Discontent and Disadvantage in Left-Behind Places: Regional Effects on EU-Trust and Status Attainment in Europe
Sociologia Ruralis, Volume 65, Issue 2, 2025, https://doi.org/10.1111/soru.70001
Josef Bernard
Debates on "left-behind" places, rural resentment, and spatial disadvantage suggest that political discontent often arises from perceived inequalities between regions, particularly along the urban–rural divide. The popularity of this argument is reinforced by frequent mapping of electoral outcomes, which commonly reveals a spatial correlation: increased support for Euroscepticism and populism tends to coincide with rural peripherality, population decline, economic and health challenges, and broader forms of social disadvantage.
This paper contributes to the debate by distinguishing between regional attitudinal effects and the effects of social mobility. It proposes a multidimensional framework for understanding regional left-behindness and demonstrates that regional effects do not operate uniformly across different national contexts.

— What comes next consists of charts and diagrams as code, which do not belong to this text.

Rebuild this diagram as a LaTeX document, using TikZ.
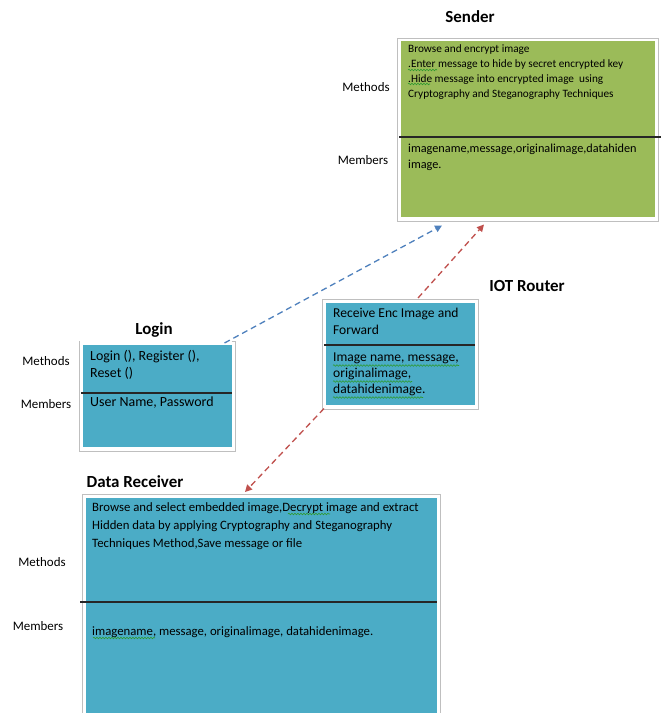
\documentclass[tikz,border=0pt]{standalone}
\usepackage{fontspec}
\setmainfont{Carlito}
\usetikzlibrary{arrows.meta,decorations.pathmorphing}
\definecolor{sgreen}{HTML}{9BBB59}
\definecolor{cblue}{HTML}{4BACC6}
\definecolor{lblue}{HTML}{4F81BD}
\definecolor{lred}{HTML}{C0504D}
\definecolor{spell}{HTML}{2E9A2E}
\begin{document}
\begin{tikzpicture}[x=1bp,y=-1bp,
 umlbox/.style={draw=white, line width=1.5bp, fill=#1, anchor=north west, inner sep=0},
 frame/.style={draw=black!25, line width=0.8bp},
 divider/.style={draw=black!85, line width=1.2bp},
 title/.style={font=\fontsize{17}{20}\selectfont\bfseries, inner sep=0},
 lbl/.style={font=\fontsize{13}{15}\selectfont, inner sep=0},
 txt/.style={anchor=north west, inner sep=0, align=left},
 squig/.style={draw=spell, line width=0.6bp, decorate, decoration={snake, segment length=3bp, amplitude=0.8bp}},
 link/.style={dash pattern=on 6bp off 4bp, line width=1.3bp, -{Triangle[length=7bp,width=7bp]}},
]
\useasboundingbox[fill=white] (0,0) rectangle (661,713);

% Sender
\node[umlbox=sgreen, minimum width=256bp, minimum height=177bp] (sender) at (399,40) {};
\draw[frame] ([shift={(-2,-2)}]sender.north west) rectangle ([shift={(2,3)}]sender.south east);
\draw[divider] (399,137) -- (661,137);
\node[title] (sendert) at (470,17) {Sender};
\node[lbl] (sm) at (366,87) {Methods};
\node[lbl] (smm) at (363,160) {Members};
\node[txt, font=\fontsize{11.3}{15}\selectfont] (stx) at (408,44.5) {Browse and encrypt image\\.Enter message to hide by secret encrypted key\\.Hide message into encrypted image\ \ using\\Cryptography and Steganography Techniques};
\node[txt, font=\fontsize{12.3}{16}\selectfont] (smx) at (408,143.5) {imagename,message,originalimage,datahiden\\image.};
\draw[squig] (408,70) -- (437,70);
\draw[squig] (408,84) -- (430,84);

% Login
\node[umlbox=cblue, minimum width=151bp, minimum height=104bp] (login) at (81,343) {};
\draw[frame] ([shift={(-2,-2)}]login.north east) -- ([shift={(2,-2)}]login.north east) |- ([shift={(-2,3)}]login.south west) |- ([shift={(-2,-2)}]login.north west);
\draw[divider] (81,393) -- (232,393);
\node[title, fill=white, minimum width=105bp, minimum height=27bp] (logint) at (154,330) {Login};
\node[lbl] (lm) at (46,361) {Methods};
\node[lbl] (lmm) at (46,404) {Members};
\node[txt, font=\fontsize{14}{17}\selectfont] (ltx) at (90,350.5) {Login (), Register (),\\Reset ()};
\node[txt, font=\fontsize{14}{17}\selectfont] (lmx) at (90,396.5) {User Name, Password};

% IOT Router
\node[umlbox=cblue, minimum width=151bp, minimum height=104bp] (iot) at (324,301) {};
\draw[frame] ([shift={(-2,-2)}]iot.north west) rectangle ([shift={(2,3)}]iot.south east);
\draw[divider] (324,345) -- (475,345);
\node[title] (iott) at (527,286) {IOT Router};
\node[txt, font=\fontsize{13.6}{17}\selectfont] (itx) at (333,308) {Receive Enc Image and\\Forward};
\node[txt, font=\fontsize{13.6}{16}\selectfont] (imx) at (333,353) {Image name, message,\\originalimage,\\datahidenimage.};
\draw[squig] (333,365.5) -- (459,365.5);
\draw[squig] (333,381.5) -- (412,381.5);
\draw[squig] (333,397.5) -- (423,397.5);

% Data Receiver
\node[umlbox=cblue, minimum width=353bp, minimum height=230bp] (dr) at (84,496) {};
\draw[frame] ([shift={(-2,-2)}]dr.north west) rectangle ([shift={(2,3)}]dr.south east);
\draw[divider] (80,602) -- (437,602);
\node[title] (drt) at (135,482) {Data Receiver};
\node[lbl] (dm) at (42,562) {Methods};
\node[lbl] (dmm) at (38,626) {Members};
\node[txt, font=\fontsize{12.8}{18}\selectfont] (dtx) at (92,502.5) {Browse and select embedded image,Decrypt image and extract\\Hidden data by applying Cryptography and Steganography\\Techniques Method,Save message or file};
\node[txt, font=\fontsize{12.8}{18}\selectfont] (dmx) at (92,626.5) {imagename, message, originalimage, datahidenimage.};
\draw[squig] (288,514) -- (330,514);
\draw[squig] (93,638) -- (155,638);

% connectors
\draw[link, lblue] ([xshift=-9bp]login.north east) -- ([xshift=43bp,yshift=-7bp]sender.south west);
\draw[link, lred] ([xshift=94bp,yshift=3bp]iot.north west) -- ([xshift=85bp,yshift=-6bp]sender.south west);
\draw[link, lred] ([yshift=-2bp]iot.south west) -- ([xshift=161bp,yshift=4bp]dr.north west);
\end{tikzpicture}
\end{document}
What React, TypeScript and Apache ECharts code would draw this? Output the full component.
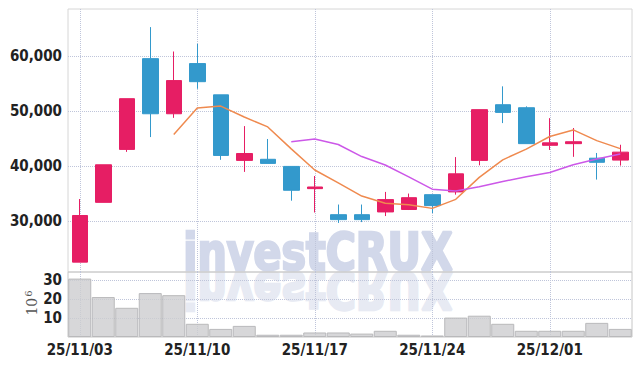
import React, { useEffect, useRef } from 'react';
import * as echarts from 'echarts';

const dates = [
  '25/11/03', '25/11/04', '25/11/05', '25/11/06', '25/11/07',
  '25/11/10', '25/11/11', '25/11/12', '25/11/13', '25/11/14',
  '25/11/17', '25/11/18', '25/11/19', '25/11/20', '25/11/21',
  '25/11/24', '25/11/25', '25/11/26', '25/11/27', '25/11/28',
  '25/12/01', '25/12/02', '25/12/03', '25/12/04',
];

const opens = [22500, 33400, 43050, 59600, 49550, 58700, 53000, 41050, 41250, 39950, 35900, 31150, 31150, 31650, 32100, 34800, 35300, 41050, 51200, 50650, 43800, 44100, 41450, 41100];
const closes = [31000, 40250, 52300, 49550, 55600, 55400, 41950, 42300, 40500, 35600, 36200, 30250, 30250, 33900, 34250, 32800, 38600, 50300, 49800, 44100, 44250, 44450, 40700, 42550];
const lows = [22500, 33400, 42600, 45300, 48800, 54100, 41150, 38950, 40500, 33700, 31550, 29650, 29800, 30900, 32000, 31450, 34800, 40150, 47850, 44100, 42950, 41700, 37550, 40100];
const highs = [34000, 40250, 52300, 65350, 60900, 62300, 53000, 47300, 44950, 39950, 38200, 33000, 33000, 35300, 35000, 34800, 41650, 50300, 54550, 50900, 48750, 46950, 42400, 43900];

const ma5 = ['-', '-', '-', '-', 45750, 50600, 50950, 48950, 47150, 43150, 39300, 36950, 34550, 33250, 32950, 32300, 33950, 37950, 41150, 43100, 45400, 46600, 44650, 43200];
const ma10 = ['-', '-', '-', '-', '-', '-', '-', '-', '-', 44450, 44950, 43950, 41750, 40200, 38050, 35800, 35450, 36250, 37200, 38050, 38850, 40250, 41300, 42200];

// volume in millions (10^6)
const volumes = [31, 21.2, 15.5, 23.3, 22.2, 7, 4.3, 5.9, 1.2, 1.2, 2.4, 2.4, 1.8, 3.3, 1.2, 0.8, 10.3, 11.3, 7, 3.3, 3.3, 3.3, 7.5, 4.3];

const priceMin = 20700;
const priceMax = 68650;
const volMax = 34.5;
const volUnitBase = '10';
const volUnitExp = '6';
const watermark = 'investCRUX';

const UP = '#e61e64';
const DOWN = '#3399cc';
const GRID_LINE = '#bfc5da';
const LABEL_FONT = '"Liberation Sans Narrow", "DejaVu Sans Condensed", sans-serif';

export default function App() {
  const ref = useRef<HTMLDivElement>(null);

  useEffect(() => {
    const chart = echarts.init(ref.current!, null, { renderer: 'svg' });
    const labelStyle = {
      fontFamily: LABEL_FONT,
      fontSize: 15,
      fontWeight: 'bold',
      color: '#222',
    };
    const splitLineX = {
      show: true,
      interval: 4,
      alignWithLabel: true,
      lineStyle: { type: 'dotted', color: GRID_LINE, width: 1 },
    };
    const splitLineY = {
      show: true,
      showMinLine: false,
      showMaxLine: false,
      lineStyle: { type: 'dotted', color: GRID_LINE },
    };
    const wmStyle = {
      text: watermark, x: 0, y: -19,
      fontFamily: '"DejaVu Sans Condensed", "DejaVu Sans", sans-serif',
      fontSize: 52,
      fontWeight: 'bold',
      textAlign: 'center', textVerticalAlign: 'middle',
      align: 'center', verticalAlign: 'middle',
      lineWidth: 2.5,
    };
    chart.setOption({
      animation: false,
      backgroundColor: '#fff',
      grid: [
        { left: 68, right: 10, top: 9, height: 263, show: true, borderColor: '#d6d6d6', borderWidth: 1 },
        { left: 68, right: 10, top: 272, height: 65, show: true, borderColor: '#c6c6c6', borderWidth: 1 },
      ],
      xAxis: [
        {
          type: 'category', gridIndex: 0, data: dates, boundaryGap: true,
          axisLine: { show: false }, axisTick: { show: false, alignWithLabel: true },
          axisLabel: { show: false, interval: 4 },
          splitLine: splitLineX,
        },
        {
          type: 'category', gridIndex: 1, data: dates, boundaryGap: true,
          axisLine: { show: false }, axisTick: { show: false, alignWithLabel: true },
          axisLabel: { ...labelStyle, interval: 4, margin: 5 },
          splitLine: splitLineX,
        },
      ],
      yAxis: [
        {
          type: 'value', gridIndex: 0, min: priceMin, max: priceMax, scale: true,
          axisLine: { show: false }, axisTick: { show: false },
          axisLabel: {
            ...labelStyle, margin: 6, showMinLabel: false, showMaxLabel: false,
            formatter: (v: number) => v.toLocaleString('en-US'),
          },
          splitLine: splitLineY,
        },
        {
          type: 'value', gridIndex: 1, min: 0, max: volMax, interval: 10,
          axisLine: { show: false }, axisTick: { show: false },
          axisLabel: { ...labelStyle, margin: 6, showMinLabel: false, showMaxLabel: false },
          splitLine: splitLineY,
        },
      ],
      series: [
        {
          type: 'candlestick', xAxisIndex: 0, yAxisIndex: 0, barWidth: 16,
          data: dates.map((_, i) => [opens[i], closes[i], lows[i], highs[i]]),
          itemStyle: { color: UP, color0: DOWN, borderColor: UP, borderColor0: DOWN, borderWidth: 1 },
          z: 3,
        },
        {
          type: 'line', xAxisIndex: 0, yAxisIndex: 0, data: ma5, symbol: 'none',
          lineStyle: { color: '#ef8a4f', width: 1.5 }, itemStyle: { color: '#ef8a4f' }, z: 4,
        },
        {
          type: 'line', xAxisIndex: 0, yAxisIndex: 0, data: ma10, symbol: 'none',
          lineStyle: { color: '#cc58e8', width: 1.5 }, itemStyle: { color: '#cc58e8' }, z: 4,
        },
        {
          type: 'bar', xAxisIndex: 1, yAxisIndex: 1, data: volumes, barCategoryGap: '2%',
          itemStyle: { color: 'rgba(205,205,208,0.8)', borderColor: '#b9b9bb', borderWidth: 1 },
        },
      ],
      graphic: [
        {
          type: 'text', x: 318, y: 271, scaleX: 0.88, z: -10, silent: true,
          style: { ...wmStyle, fill: '#d2d8ea', stroke: '#d2d8ea' },
        },
        {
          type: 'text', x: 318, y: 271, scaleX: 0.88, scaleY: -1, z: -11, silent: true,
          style: { ...wmStyle, fill: '#e7eaf3', stroke: '#e7eaf3' },
        },
        {
          type: 'text', x: 32, y: 303, rotation: Math.PI / 2, silent: true,
          style: {
            text: `{a|${volUnitBase}}{b|${volUnitExp}}`,
            align: 'center', verticalAlign: 'middle',
            textAlign: 'center', textVerticalAlign: 'middle',
            rich: {
              a: { fontFamily: '"DejaVu Serif", serif', fontSize: 14, fill: '#555', color: '#555' },
              b: { fontFamily: '"DejaVu Serif", serif', fontSize: 10, fill: '#555', color: '#555', padding: [0, 0, 8, 1] },
            },
          },
        },
      ],
    });
    return () => chart.dispose();
  }, []);

  return (
    <div
      ref={ref}
      style={{ position: 'fixed', left: 0, top: 0, width: 642, height: 366, background: '#fff' }}
    />
  );
}
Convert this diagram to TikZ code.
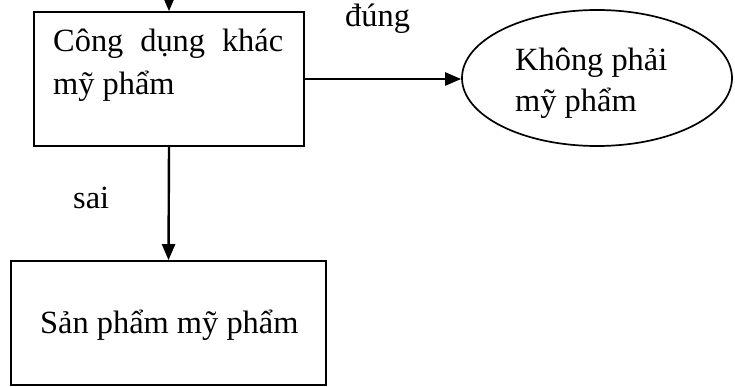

Drawing on data from the European Values Study, the analysis examines how intergenerational educational mobility and distrust in the European Union are shaped by regional disadvantage across Europe. The findings indicate that these effects are generally weak and vary considerably. While distrust in the EU is more strongly associated with patterns of regional growth, low educational mobility appears to be more influenced by the limited economic prospects typically found in rural areas. However, the strength and nature of these relationships differ markedly across countries.